We are looking for an experienced web scraping/crawling expert, preferably with experience in natural language programming and web development. The web crawler will be utilized to scrape data from multiple sites and deposit that data into a series of tables, viewable by multiple users. Please reference http://connectory.com/profile_view.aspx?connectoryId=3462&pl=p01p02p10 for an example of the profiles we're looking to create.
Additionally, we will be constructing a login-accessible site for people to view and administrate this data. We can hire multiple freelancers, if the web scraping expert does not have the necessary web development skills.
This contract is part of a much larger project. If the selected freelancer is successful with this pilot project, there will be additional work to follow.

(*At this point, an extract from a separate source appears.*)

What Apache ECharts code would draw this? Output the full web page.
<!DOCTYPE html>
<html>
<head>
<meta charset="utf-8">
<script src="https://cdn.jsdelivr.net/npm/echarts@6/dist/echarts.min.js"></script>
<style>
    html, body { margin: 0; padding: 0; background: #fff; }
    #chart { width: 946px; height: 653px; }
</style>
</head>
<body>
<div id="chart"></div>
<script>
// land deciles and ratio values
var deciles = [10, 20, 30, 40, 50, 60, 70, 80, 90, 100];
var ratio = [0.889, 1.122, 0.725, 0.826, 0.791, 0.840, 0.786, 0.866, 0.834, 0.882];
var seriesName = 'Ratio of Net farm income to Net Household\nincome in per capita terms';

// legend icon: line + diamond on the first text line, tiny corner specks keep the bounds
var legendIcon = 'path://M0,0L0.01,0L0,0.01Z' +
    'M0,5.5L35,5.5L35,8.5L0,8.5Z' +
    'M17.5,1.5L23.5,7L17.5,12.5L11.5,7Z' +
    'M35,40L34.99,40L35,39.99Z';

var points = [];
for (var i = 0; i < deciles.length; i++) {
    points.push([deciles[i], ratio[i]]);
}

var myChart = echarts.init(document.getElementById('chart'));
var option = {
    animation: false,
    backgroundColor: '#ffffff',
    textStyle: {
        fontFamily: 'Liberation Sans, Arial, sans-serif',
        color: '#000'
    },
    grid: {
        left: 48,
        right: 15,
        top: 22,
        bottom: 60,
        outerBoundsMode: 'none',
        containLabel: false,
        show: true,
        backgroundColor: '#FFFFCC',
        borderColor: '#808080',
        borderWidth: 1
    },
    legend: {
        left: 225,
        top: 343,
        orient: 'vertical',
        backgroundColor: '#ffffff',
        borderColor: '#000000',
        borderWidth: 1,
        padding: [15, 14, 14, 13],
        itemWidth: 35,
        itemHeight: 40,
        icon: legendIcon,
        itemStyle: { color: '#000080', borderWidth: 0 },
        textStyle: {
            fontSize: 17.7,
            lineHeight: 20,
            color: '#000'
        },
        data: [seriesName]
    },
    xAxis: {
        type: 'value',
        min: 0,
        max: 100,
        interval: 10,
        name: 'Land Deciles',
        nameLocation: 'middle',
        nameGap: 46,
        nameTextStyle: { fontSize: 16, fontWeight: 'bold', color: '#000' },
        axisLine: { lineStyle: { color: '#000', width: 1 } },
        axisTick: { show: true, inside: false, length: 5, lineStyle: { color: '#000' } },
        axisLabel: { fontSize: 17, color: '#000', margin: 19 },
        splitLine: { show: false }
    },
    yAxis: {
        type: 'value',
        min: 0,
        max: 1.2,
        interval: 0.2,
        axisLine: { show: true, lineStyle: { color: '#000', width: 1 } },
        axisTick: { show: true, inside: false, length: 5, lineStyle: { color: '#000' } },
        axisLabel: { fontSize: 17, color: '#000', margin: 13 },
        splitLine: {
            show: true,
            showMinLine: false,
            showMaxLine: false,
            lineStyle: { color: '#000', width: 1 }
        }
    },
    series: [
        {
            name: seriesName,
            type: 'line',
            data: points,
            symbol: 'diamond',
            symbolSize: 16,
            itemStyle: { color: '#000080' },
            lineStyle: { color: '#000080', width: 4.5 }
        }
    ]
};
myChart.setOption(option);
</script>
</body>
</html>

In your quote, please include a timeline and cost estimate (i.e. "It will take 100 hours to complete this prototype, 40 hours to debug, etc."). Bids that do not include a specific timeline and cost estimate will not be accepted.
*We're interested in scraping the websites of manufacturing companies and identifying their capabilities (machinery, location, expertise, products manufactured, etc.) and using this information to build profiles. This scraper will need to collect information on several thousand companies and it will need to be programmed and documented in English. These profiles will be stored in a database and published to a website where users can view and administer the data.

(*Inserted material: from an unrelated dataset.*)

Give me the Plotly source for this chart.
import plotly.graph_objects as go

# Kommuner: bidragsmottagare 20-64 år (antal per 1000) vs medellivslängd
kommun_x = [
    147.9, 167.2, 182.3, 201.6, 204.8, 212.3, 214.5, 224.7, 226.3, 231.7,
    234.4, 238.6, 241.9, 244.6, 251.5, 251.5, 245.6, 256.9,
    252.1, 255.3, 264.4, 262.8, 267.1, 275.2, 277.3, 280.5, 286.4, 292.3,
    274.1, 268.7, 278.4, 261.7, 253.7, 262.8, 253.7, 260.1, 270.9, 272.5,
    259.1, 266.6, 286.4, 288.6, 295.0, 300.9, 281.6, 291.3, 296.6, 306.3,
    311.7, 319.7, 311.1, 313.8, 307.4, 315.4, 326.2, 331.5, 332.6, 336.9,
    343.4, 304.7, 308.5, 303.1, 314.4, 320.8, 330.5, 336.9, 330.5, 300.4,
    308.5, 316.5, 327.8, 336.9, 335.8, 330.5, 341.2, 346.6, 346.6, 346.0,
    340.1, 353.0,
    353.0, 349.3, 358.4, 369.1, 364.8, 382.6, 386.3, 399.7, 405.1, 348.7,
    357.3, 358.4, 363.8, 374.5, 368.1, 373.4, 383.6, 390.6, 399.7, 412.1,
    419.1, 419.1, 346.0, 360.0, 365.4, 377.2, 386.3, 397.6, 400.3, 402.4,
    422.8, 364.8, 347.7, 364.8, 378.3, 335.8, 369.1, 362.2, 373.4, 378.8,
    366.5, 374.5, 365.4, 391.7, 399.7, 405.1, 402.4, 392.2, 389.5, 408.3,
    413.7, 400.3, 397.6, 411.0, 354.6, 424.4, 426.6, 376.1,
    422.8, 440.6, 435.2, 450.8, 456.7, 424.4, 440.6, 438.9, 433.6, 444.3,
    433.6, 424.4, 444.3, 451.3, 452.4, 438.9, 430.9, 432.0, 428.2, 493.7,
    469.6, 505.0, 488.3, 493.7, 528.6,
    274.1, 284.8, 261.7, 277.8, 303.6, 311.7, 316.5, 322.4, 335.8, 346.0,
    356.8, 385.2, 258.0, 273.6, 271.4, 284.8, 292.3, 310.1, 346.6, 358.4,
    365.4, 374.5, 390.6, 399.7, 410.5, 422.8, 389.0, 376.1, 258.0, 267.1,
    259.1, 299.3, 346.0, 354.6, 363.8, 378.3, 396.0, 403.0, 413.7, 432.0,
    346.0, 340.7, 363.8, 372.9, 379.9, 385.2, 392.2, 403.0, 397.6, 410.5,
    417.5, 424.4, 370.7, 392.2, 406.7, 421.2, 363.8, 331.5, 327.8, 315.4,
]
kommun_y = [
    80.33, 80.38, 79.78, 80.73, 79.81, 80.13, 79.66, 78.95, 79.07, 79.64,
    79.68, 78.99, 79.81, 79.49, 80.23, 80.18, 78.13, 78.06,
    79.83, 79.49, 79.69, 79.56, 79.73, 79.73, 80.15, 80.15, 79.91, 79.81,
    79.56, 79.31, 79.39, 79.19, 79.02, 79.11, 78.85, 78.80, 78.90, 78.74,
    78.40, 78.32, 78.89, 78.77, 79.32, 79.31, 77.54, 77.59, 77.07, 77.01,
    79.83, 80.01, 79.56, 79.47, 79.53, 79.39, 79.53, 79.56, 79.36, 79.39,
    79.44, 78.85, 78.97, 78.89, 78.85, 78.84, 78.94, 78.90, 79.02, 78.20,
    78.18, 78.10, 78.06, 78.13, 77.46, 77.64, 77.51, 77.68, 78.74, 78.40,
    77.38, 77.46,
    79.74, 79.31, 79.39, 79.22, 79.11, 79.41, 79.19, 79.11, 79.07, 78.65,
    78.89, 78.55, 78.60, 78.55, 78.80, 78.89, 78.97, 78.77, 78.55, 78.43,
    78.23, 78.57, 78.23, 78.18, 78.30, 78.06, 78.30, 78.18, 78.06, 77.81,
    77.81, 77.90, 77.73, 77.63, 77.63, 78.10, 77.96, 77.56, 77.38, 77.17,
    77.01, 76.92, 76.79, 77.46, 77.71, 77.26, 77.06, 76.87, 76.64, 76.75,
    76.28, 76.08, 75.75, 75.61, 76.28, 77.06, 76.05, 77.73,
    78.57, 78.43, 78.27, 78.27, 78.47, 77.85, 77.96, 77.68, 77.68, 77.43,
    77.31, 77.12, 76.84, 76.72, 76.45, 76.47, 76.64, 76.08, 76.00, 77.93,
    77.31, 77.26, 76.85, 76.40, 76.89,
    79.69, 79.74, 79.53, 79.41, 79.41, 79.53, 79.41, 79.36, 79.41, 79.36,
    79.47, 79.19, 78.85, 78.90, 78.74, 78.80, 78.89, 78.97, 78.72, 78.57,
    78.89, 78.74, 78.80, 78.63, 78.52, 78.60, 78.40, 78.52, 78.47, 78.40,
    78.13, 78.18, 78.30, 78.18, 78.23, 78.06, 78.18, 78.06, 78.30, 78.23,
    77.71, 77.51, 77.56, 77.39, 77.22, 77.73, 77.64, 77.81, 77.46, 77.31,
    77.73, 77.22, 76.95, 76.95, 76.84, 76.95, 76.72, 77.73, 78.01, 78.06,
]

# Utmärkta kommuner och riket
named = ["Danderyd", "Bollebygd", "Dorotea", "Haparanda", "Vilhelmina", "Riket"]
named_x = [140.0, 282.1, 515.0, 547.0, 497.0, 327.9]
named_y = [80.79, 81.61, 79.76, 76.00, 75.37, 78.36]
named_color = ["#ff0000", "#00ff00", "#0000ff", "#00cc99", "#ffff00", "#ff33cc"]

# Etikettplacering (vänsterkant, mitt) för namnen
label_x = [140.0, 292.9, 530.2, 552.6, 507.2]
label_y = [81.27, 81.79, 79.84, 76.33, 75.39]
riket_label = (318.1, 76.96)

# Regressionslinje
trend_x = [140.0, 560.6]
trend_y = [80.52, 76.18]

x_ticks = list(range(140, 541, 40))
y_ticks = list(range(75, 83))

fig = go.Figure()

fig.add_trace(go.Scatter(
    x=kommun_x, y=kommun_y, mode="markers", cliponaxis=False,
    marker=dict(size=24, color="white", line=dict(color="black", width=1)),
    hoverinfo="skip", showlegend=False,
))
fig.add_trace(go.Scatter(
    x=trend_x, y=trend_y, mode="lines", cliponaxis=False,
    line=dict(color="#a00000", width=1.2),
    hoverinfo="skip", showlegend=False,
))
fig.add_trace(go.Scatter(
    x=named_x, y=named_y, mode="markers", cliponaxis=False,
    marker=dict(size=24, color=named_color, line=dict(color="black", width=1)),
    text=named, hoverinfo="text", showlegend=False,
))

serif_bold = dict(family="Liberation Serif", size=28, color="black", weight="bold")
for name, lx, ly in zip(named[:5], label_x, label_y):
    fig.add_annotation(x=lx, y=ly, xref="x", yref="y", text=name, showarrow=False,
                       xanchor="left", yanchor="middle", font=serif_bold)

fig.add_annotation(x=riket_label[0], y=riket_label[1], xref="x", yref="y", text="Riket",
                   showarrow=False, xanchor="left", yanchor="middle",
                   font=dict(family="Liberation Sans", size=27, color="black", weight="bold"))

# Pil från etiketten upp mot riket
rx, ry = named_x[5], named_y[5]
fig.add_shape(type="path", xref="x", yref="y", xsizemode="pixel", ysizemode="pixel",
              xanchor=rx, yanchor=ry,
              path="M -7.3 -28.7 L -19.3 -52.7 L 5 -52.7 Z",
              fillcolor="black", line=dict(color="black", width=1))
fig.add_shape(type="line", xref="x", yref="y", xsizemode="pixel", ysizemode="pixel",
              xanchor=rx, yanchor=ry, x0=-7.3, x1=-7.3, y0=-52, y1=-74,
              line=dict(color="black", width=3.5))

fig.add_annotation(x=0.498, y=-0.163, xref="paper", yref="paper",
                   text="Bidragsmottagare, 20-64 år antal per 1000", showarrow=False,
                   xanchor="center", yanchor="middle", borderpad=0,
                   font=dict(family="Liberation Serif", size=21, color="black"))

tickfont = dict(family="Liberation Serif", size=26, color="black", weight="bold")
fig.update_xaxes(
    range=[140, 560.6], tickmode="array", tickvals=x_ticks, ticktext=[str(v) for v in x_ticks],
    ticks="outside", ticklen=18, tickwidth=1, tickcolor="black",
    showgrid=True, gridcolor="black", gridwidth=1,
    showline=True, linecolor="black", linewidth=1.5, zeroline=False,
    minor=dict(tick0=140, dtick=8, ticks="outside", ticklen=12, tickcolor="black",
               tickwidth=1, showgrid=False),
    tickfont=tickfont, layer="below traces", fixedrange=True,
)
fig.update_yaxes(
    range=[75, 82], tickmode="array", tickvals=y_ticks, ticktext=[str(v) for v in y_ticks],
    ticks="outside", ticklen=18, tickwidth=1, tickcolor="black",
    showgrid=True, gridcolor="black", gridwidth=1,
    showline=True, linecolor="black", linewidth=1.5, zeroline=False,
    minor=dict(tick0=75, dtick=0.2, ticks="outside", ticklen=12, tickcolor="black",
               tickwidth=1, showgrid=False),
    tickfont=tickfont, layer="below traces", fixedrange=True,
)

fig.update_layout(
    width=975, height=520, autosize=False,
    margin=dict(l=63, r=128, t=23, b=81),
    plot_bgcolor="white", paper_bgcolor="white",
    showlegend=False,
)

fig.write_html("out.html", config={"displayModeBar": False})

*The profiles that were linked (related to the Connectory) are the end product that we're hoping to create. We want the profiles your scraper creates to capture the same information that's housed in those profiles. The crawler you create would be scraping the internet, identifying manufacturing companies, and pulling their relevant information from their websites and placing them into Connectory profiles.

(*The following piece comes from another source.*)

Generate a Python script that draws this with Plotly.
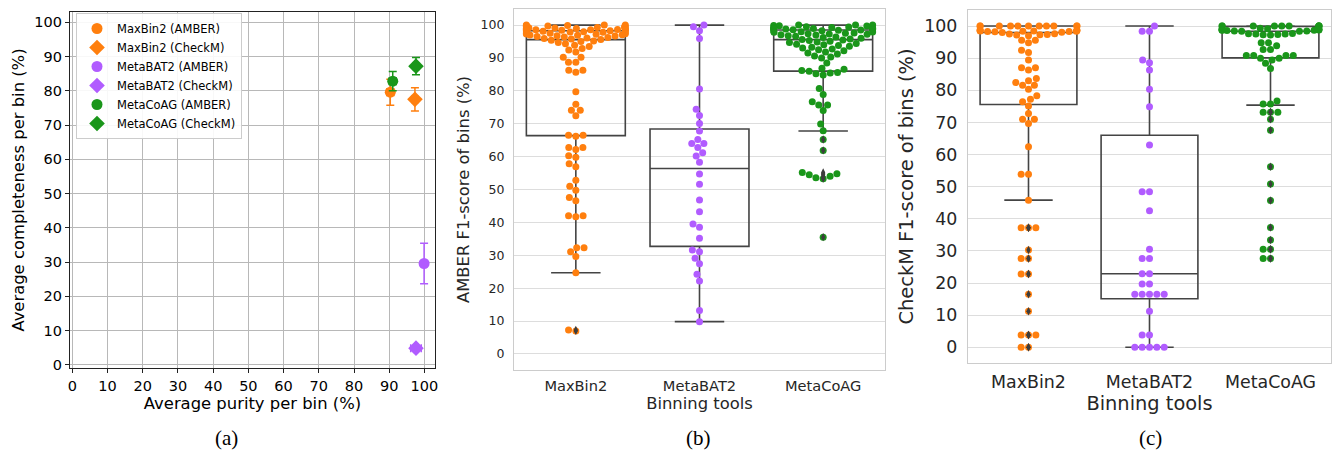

*Most websites follow a generic template, in terms of layout (visually). Most sites have an "About Us," a "Products" page, etc. See http://www.gkn.com/aerospace/products-and-capabilities/engine-casing-and-fixed-structure/Pages/default.aspx for an example of what we're visualizing. Our hope is that we can program a scraper to go into a website's home page, identify if there is an "About Us" page, and pull the first paragraph from that "About Us" page, and deposit it into a database that we could pull from. Our expectation is that the quality of the profiles would improve through iterations.